Gay playwright Larry Kramer was the inspiration for ACT UP, and the protest on Wall Street, the financial capital of the world, held March 24, 1987, demanded greater access to experimental AIDS drugs and protested profiteering by the pharmaceutical companies. Keep in mind that at the time only AZT (manufactured by Burroughs Wellcome) was available and it wasn't very good; it wasn't effective and the side effects were brutal. According to ACT UP/New York's website, shortly after this action, the federal Food and Drug Administration announced that it would shorten its drug approval process by two years.
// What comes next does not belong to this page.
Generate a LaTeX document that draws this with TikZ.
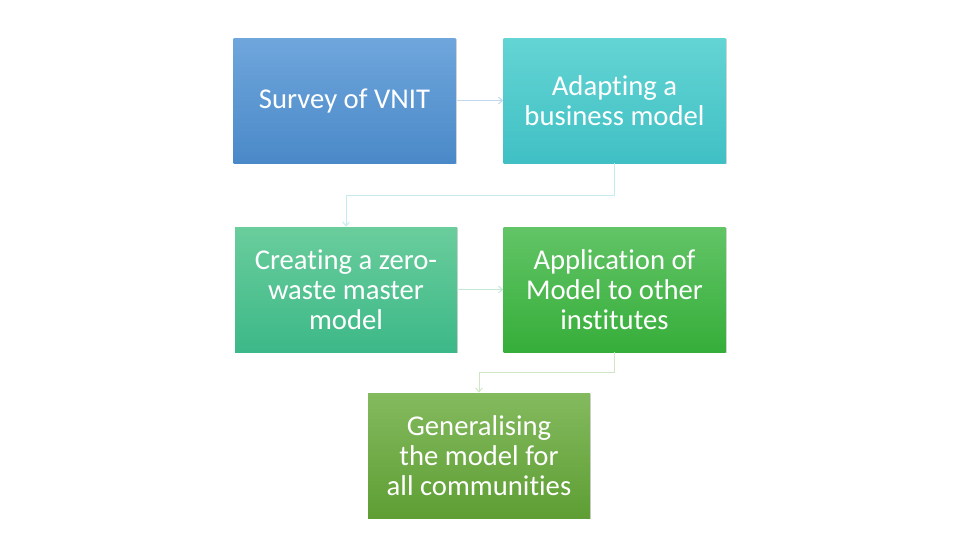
\documentclass[tikz,border=0pt]{standalone}
\usepackage{fontspec}
\setmainfont{Carlito}[Ligatures={NoCommon}]
\usetikzlibrary{arrows.meta,shadows}
\definecolor{aT}{HTML}{6FA6DC}\definecolor{aB}{HTML}{4A89C8}
\definecolor{bT}{HTML}{64D4D4}\definecolor{bB}{HTML}{40C0C4}
\definecolor{cT}{HTML}{6ACD9C}\definecolor{cB}{HTML}{3DB888}
\definecolor{dT}{HTML}{62C466}\definecolor{dB}{HTML}{36AE3A}
\definecolor{eT}{HTML}{84BA5E}\definecolor{eB}{HTML}{5E9E34}
\definecolor{lA}{HTML}{C3D7EE}\definecolor{lB}{HTML}{C4ECEC}
\definecolor{lC}{HTML}{C4E8D4}\definecolor{lD}{HTML}{CFE6C4}
\tikzset{
  box/.style={minimum width=166.5pt, minimum height=93.75pt, inner sep=2pt,
    text=white, align=center, font=\fontsize{21.5}{22.3}\selectfont,
    drop shadow={opacity=0.35, shadow xshift=1pt, shadow yshift=-1pt}},
  link/.style={line width=0.75pt, -{Straight Barb[length=3pt,width=5pt]}}
}
\begin{document}
\begin{tikzpicture}[x=0.75pt,y=-0.75pt]
\useasboundingbox (0,0) rectangle (960,540);
\node[box, top color=aT, bottom color=aB] (s) at (344.5,100.5) {Survey of VNIT};
\node[box, top color=bT, bottom color=bB] (b) at (614.5,100.5) {Adapting a\\business model};
\node[box, top color=cT, bottom color=cB] (c) at (346,289.5) {Creating a zero-\\waste master\\model};
\node[box, top color=dT, bottom color=dB] (d) at (614.5,289.5) {Application of\\Model to other\\institutes};
\node[box, top color=eT, bottom color=eB] (e) at (479,455.5) {Generalising\\the model for\\all communities};
\draw[link, lA] (s) -- (b);
\draw[link, lB] (b.south) -- ++(0,32) -| (c.north);
\draw[link, lC] (c) -- (d);
\draw[link, lD] (d.south) -- ++(0,20) -| (e.north);
\end{tikzpicture}
\end{document}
It was a major victory and a turning point.

In fact, a quick search through ACT UP/New York's capsule history on its website details numerous protests, many of which resulted in policy reversals by various agencies or social changes in the national culture, such as reporting by the New York Times.

Before long, chapters were formed in other cities, including San Francisco, the East Bay, and Philadelphia. A 1988 action that focused on nine days of protests against various unattended aspects of AIDS – IV drug use, homophobia, women, people of color, testing programs, and more – occurred in more than 50 cities. It was an example of direct action at its best: specific goals, focused demonstrations, and media attention.

One of the most important protests was in 1990, when ACT UP "zapped" the National Institutes of Health campus outside Washington. An estimated 1,000 activists from across the country demanded more AIDS treatments for the opportunistic infections that were killing people, the inclusion of more women and people of color in clinical trials, and the formation of a women's health committee in the AIDS clinical trial system at the NIH.

ACT UP accomplished many of its goals: clinical trials were changed and drug approval was accelerated. Decision-makers took notice, as did companies when they were zapped.

Locally, ACT UP/San Francisco eventually splintered into two groups, one with its traditional focus on treatment and clinical trials (Golden Gate), the other taken over by AIDS denialists, most of whom are now dead (SF). Before it was disbanded, ACT UP/Golden Gate could be counted on to speak up when medical centers weren't providing acceptable treatment or when funding cuts threatened HIV/AIDS service organizations. Many ACT UP members, like the late Jeff Getty, refused to sit by quietly and watch friends die and their own health decline. Members of ACT UP were instrumental in getting the drug companies to change their ad imagery by criticizing glamorized ad campaigns that featured good-looking, athletic men climbing mountains, when in reality many people taking the drugs were stuck on a toilet with diarrhea.

Today, more than 30 years after the first reported AIDS cases, a lot has changed. New drugs are more effective and less toxic, though side effects remain an issue. AIDS nonprofits have mostly expanded their donor bases so that they don't depend as much on government funding. Today many groups employ ACT UP's tactics to demand accountability from organizations and funding from the government for research and treatment of various diseases.

ACT UP may not be as active as it was 25 years ago, but it forever changed the way the general public sees people living with AIDS, and while there was often a lot of screaming and shouting, PWAs were fighting for their lives – and still are.